Setup Stellar Archiver node the correct way

dvarbenov

Hi, I'm trying to setup a Stellar archiver node. My goal is to be able to query any historical data for (e.g. ledgers, transactions, balances etc.) at any point and looks like the way to ensure this is to run an archiver node. I've read the entire docs and started an instance: - kubernetes deployment starting a pod with 16GB memory and 4 CPU limit - Ubuntu 20.04.5 LTS as OS inside - used quickstart repo as a starting point and made some adjustments to it to (hopefully) fir my case. Cloning quickstart repo in my Dockerfile, using stellar-core.cfg from here and changed some options as: HTTP_PORT=11626 PUBLIC_HTTP_PORT=true LOG_FILE_PATH="/opt/stellar/log.log" MANUAL_CLOSE=false DATABASE="postgresql://dbname=core host=localhost user=stellar password=__PGPASS__" NETWORK_PASSPHRASE="Public Global Stellar Network ; September 2015" KNOWN_CURSORS=["HORIZON"] CATCHUP_COMPLETE=true AUTOMATIC_MAINTENANCE_PERIOD=0 AUTOMATIC_MAINTENANCE_COUNT=0 as I understood CATCHUP_COMPLETE=true is the option I need to add to get all the data from ledger 1

I've also added a horizon.env file as: #!/bin/bash export DATABASE_URL="postgres://stellar:AjCPSeTuabBh3RAW@localhost/horizon" export STELLAR_CORE_DATABASE_URL="postgres://stellar:AjCPSeTuabBh3RAW@localhost/core" export STELLAR_CORE_URL="http://localhost:11626" export LOG_LEVEL="info" export ENABLE_CAPTIVE_CORE_INGESTION=true export INGEST="true" export PER_HOUR_RATE_LIMIT="72000" export NETWORK_PASSPHRASE="Public Global Stellar Network ; September 2015" export DISABLE_ASSET_STATS="true" export HISTORY_ARCHIVE_URLS="https://history.stellar.org/prd/core-live/core_live_001" export ADMIN_PORT=6060 export PORT=8001 export APPLY_MIGRATIONS=true export STELLAR_CORE_BINARY_PATH=$(which stellar-core) export PARALLEL_JOB_SIZE=10000 # 100000 export RETRIES=100 export RETRY_BACKOFF_SECONDS=10 export CAPTIVE_CORE_STORAGE_PATH="/opt/stellar/data" export CAPTIVE_CORE_USE_DB=true

I'm building an image and starting a pod using start script as a start command for pod ./start --pubnet I can see on localhost:11626/info that "state" : "Catching up" and status shows checkpoints applied are increasing as well as percentage of job done. Then I'm sourcing my custom horizon.env and as suggested in docs I go with: stellar-horizon db reingest range --parallel-workers=2 1 16999999 stellar-horizon db reingest range --parallel-workers=2 17000000 <latest_ledger> It seems like it's catching up as well although it has some error messages regarding some archive files not found and doing maintenance.

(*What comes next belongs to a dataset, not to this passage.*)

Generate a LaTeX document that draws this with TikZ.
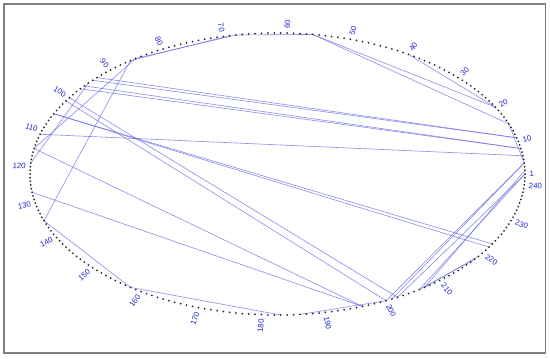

My questions are: - Do I need the stellar-horizon db reingest range part for my case at all? - Is putting the stellar-core in sync state with CATCHUP_COMPLETE=True enough to access any historical data? (I can see my psql DB is growing but seems like buckets folder does not store all the data) - Is it possible to speed up stellar-core syncing someway? Thanks in advance!